[Start INFORMATION PROVIDED]
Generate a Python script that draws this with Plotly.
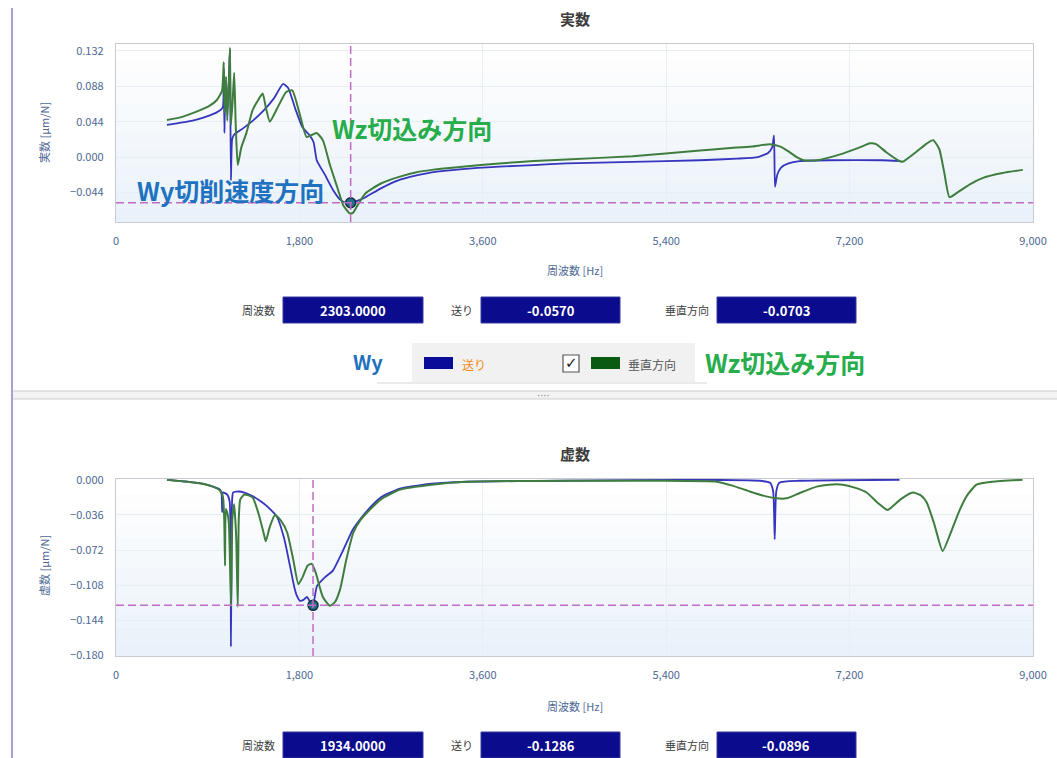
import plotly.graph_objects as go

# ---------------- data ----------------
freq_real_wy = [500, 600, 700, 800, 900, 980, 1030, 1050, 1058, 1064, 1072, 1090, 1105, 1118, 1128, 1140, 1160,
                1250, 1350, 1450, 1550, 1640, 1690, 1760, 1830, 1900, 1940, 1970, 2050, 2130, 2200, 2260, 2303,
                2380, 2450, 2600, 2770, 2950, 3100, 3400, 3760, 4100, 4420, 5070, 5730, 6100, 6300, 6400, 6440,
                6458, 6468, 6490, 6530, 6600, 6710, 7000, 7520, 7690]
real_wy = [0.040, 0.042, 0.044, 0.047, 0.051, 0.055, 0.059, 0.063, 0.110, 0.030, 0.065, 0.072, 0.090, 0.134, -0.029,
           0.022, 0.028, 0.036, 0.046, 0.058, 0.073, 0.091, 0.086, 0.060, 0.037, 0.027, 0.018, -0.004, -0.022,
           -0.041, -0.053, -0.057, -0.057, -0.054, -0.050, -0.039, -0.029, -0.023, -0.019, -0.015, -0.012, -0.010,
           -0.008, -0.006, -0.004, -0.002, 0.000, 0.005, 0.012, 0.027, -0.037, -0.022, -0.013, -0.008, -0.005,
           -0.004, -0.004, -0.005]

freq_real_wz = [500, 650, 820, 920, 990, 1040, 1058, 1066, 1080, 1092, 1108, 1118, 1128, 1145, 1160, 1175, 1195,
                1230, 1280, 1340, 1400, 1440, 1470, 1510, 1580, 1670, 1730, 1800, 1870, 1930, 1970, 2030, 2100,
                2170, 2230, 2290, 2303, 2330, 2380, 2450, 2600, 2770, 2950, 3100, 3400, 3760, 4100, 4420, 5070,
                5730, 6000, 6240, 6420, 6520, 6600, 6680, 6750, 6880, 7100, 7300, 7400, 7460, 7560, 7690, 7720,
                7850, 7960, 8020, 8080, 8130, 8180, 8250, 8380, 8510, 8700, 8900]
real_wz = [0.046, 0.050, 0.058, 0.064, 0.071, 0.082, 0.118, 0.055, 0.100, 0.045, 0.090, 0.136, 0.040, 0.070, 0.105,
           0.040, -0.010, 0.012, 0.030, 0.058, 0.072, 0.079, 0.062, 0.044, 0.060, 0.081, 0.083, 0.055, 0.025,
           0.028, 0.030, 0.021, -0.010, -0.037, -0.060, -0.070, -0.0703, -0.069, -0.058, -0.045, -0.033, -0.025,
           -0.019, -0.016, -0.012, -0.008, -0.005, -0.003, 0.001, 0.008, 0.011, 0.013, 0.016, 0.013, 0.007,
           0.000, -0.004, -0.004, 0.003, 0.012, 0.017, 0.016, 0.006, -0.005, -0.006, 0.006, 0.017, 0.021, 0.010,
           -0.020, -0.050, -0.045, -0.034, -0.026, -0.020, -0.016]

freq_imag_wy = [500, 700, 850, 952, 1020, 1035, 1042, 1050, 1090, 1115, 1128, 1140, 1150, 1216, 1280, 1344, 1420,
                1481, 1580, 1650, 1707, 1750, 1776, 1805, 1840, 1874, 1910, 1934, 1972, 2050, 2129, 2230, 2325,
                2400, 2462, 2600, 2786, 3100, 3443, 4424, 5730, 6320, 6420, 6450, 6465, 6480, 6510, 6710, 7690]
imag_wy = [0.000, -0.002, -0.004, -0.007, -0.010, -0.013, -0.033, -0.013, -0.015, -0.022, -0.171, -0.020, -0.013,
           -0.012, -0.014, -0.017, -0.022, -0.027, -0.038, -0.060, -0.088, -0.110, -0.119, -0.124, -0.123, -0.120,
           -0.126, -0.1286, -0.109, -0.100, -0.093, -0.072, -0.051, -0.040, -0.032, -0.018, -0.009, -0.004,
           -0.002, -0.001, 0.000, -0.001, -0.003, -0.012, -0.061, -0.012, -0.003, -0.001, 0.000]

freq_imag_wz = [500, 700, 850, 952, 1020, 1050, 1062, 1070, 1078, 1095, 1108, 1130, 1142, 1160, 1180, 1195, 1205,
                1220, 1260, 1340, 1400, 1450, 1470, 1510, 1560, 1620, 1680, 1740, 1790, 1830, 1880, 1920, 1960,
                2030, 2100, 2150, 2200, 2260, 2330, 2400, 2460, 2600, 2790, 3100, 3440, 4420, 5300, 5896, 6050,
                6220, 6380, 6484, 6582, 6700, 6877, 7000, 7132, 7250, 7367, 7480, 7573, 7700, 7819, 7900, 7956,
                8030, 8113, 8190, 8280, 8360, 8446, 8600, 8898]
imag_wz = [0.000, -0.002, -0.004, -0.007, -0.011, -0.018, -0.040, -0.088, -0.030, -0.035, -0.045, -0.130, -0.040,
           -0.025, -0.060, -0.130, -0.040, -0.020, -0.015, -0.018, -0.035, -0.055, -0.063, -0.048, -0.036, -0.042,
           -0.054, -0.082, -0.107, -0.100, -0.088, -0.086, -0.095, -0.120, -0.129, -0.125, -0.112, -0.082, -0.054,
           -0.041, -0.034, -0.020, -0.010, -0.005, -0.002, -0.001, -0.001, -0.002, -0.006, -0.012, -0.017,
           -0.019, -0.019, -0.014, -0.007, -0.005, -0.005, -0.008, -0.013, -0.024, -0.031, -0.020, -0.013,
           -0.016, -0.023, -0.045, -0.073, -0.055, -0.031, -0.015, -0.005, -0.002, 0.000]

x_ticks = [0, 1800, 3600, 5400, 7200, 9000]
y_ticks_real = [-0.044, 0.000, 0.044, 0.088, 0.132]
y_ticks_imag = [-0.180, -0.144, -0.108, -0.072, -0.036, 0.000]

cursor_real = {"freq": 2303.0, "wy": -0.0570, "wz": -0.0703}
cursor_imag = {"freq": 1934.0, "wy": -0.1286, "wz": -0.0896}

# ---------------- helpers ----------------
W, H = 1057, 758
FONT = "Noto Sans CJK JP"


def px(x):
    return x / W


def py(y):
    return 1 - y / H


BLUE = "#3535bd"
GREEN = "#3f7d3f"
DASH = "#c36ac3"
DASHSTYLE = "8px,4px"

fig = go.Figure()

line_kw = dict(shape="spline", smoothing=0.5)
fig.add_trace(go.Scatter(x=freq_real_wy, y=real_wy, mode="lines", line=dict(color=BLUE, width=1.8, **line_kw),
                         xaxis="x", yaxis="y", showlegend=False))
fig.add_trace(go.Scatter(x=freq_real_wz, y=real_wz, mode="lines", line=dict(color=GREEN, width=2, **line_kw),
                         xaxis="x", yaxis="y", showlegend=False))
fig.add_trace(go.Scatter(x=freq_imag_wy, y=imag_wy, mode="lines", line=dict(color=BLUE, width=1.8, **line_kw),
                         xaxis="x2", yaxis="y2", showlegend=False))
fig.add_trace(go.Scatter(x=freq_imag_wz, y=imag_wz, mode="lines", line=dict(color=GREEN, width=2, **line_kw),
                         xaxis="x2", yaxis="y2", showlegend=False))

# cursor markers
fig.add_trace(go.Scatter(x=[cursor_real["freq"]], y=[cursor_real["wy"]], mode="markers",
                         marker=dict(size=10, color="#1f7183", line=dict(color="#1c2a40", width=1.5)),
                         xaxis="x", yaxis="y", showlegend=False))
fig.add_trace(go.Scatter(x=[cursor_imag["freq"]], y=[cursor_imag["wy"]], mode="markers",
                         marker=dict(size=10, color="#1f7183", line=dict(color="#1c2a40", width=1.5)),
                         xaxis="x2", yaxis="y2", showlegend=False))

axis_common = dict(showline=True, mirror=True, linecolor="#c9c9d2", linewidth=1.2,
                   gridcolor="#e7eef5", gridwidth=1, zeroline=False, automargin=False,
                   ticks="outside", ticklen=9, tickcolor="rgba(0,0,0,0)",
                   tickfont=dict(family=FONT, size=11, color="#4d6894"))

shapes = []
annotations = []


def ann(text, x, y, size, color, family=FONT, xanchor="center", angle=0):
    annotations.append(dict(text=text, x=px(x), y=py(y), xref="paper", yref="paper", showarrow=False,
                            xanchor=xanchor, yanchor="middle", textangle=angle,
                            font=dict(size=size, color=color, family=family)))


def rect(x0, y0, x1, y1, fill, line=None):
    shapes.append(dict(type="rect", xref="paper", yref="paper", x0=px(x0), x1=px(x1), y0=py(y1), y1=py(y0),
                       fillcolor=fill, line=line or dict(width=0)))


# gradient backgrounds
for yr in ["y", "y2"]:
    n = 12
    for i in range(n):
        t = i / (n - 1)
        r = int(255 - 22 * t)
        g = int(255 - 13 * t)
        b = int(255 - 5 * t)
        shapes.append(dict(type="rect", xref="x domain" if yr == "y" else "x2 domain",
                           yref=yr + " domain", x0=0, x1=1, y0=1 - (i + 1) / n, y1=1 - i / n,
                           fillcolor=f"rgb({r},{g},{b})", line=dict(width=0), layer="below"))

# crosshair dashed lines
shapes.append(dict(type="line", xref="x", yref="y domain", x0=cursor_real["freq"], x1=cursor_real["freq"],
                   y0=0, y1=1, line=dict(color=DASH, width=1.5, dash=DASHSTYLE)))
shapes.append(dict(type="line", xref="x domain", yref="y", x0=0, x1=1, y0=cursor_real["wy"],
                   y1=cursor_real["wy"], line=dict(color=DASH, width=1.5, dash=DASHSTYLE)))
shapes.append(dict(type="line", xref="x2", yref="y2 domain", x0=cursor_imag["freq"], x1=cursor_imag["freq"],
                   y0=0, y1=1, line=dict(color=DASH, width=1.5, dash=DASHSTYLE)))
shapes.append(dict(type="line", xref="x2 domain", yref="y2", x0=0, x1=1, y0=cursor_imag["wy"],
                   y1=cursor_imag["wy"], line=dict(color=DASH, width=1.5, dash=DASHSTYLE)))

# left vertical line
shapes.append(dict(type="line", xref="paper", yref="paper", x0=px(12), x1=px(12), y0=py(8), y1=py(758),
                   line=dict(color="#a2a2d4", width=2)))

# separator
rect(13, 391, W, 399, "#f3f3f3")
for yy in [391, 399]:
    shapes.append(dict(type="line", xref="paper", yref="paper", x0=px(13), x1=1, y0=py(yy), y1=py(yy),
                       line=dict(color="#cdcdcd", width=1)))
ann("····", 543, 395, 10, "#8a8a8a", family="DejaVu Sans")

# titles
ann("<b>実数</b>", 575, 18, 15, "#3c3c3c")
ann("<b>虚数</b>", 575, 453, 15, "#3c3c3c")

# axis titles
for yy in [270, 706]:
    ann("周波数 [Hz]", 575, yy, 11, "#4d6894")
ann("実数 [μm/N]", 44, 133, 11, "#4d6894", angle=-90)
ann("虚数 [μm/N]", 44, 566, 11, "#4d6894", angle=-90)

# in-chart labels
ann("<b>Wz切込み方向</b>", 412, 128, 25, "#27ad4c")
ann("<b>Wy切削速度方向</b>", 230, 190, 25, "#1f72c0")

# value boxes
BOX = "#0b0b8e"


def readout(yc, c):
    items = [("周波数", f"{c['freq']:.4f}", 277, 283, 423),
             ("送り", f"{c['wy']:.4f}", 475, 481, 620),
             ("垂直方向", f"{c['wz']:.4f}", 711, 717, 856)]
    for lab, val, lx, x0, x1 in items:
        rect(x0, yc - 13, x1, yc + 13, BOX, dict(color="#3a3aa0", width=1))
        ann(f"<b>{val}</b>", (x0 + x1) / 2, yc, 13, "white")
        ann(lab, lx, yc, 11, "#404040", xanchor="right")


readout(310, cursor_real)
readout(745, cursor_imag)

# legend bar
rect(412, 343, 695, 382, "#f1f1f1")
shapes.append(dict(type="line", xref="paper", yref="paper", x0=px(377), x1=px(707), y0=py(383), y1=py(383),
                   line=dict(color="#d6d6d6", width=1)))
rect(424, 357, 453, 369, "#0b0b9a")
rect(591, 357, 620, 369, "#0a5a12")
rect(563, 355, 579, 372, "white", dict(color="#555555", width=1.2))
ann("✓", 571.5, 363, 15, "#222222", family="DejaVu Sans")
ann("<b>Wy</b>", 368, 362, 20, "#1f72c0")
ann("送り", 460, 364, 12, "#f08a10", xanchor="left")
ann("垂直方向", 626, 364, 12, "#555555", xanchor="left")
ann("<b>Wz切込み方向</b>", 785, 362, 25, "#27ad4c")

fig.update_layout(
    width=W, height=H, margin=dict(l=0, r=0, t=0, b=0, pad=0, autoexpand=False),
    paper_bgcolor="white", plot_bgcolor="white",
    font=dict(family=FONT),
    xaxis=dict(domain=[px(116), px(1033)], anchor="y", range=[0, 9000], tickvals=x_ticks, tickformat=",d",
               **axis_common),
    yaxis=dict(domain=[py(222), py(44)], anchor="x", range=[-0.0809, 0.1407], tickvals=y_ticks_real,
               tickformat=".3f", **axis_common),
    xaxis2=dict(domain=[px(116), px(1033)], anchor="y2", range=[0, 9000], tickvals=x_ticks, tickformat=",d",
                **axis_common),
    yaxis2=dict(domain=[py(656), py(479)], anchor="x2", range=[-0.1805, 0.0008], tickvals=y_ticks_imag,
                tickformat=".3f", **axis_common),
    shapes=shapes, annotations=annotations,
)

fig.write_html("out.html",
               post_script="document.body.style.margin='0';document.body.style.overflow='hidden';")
[End INFORMATION PROVIDED]
EXERCISE AIM
Copy nothing but the lines from the top of the material through the line holding "import plotly.graph_objects as go", exactly as written; omit pictures.

RESULT OF THIS TASK
Generate a Python script that draws this with Plotly.
import plotly.graph_objects as go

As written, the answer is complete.